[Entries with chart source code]

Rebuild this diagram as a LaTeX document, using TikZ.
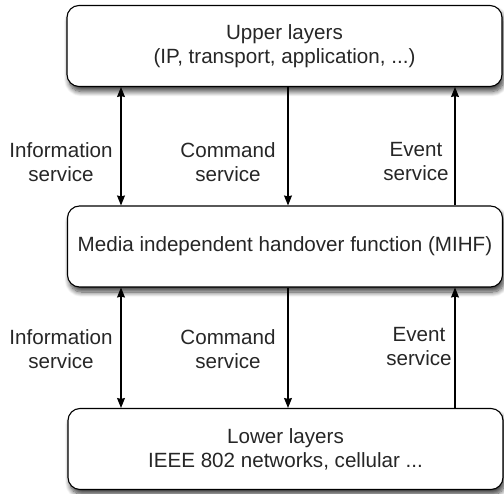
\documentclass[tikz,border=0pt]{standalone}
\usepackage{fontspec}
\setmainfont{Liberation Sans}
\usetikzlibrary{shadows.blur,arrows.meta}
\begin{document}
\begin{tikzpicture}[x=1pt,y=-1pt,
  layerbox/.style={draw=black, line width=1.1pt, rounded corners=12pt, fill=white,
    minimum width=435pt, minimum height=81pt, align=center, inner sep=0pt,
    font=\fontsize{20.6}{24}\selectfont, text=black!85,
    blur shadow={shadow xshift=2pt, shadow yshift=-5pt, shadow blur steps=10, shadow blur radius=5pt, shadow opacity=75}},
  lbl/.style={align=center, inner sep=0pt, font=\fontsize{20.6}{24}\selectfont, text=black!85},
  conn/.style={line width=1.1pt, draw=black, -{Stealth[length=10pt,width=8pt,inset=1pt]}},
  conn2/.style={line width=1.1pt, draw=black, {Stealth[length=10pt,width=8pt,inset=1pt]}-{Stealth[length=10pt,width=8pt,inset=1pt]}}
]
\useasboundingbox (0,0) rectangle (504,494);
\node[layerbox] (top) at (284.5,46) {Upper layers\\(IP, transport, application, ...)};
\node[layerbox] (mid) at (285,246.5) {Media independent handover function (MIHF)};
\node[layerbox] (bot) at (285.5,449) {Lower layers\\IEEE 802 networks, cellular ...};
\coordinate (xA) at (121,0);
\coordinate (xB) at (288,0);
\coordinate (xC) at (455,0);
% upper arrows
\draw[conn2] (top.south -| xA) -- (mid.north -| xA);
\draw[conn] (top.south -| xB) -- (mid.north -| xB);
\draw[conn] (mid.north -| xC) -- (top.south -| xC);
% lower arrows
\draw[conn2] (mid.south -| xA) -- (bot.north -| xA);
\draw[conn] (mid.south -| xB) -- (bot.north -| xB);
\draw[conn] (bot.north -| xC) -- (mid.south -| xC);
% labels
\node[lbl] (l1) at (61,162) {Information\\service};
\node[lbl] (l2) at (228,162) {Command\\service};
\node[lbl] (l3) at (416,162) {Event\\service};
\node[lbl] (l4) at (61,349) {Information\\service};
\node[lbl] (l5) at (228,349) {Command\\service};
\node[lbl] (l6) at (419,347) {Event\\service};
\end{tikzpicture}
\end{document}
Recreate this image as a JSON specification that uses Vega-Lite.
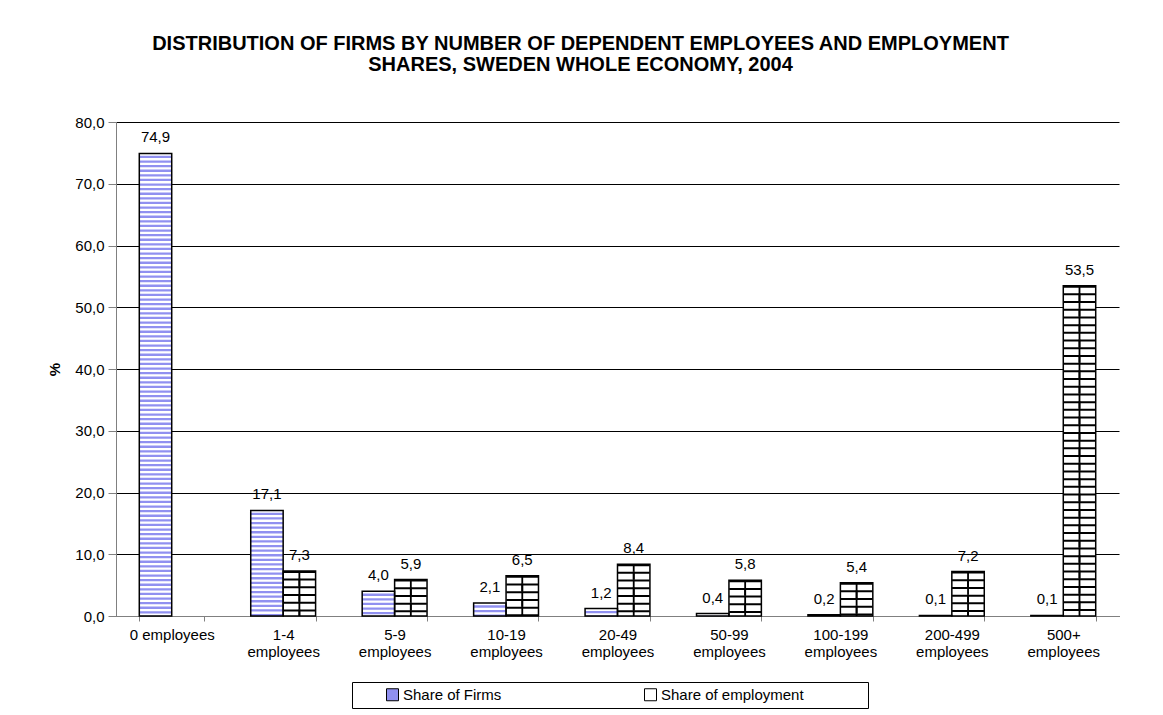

■ **What you should do**
Gather every line containing the word "this" and copy it.

■ **Expected output**
Rebuild this diagram as a LaTeX document, using TikZ.
Recreate this image as a JSON specification that uses Vega-Lite.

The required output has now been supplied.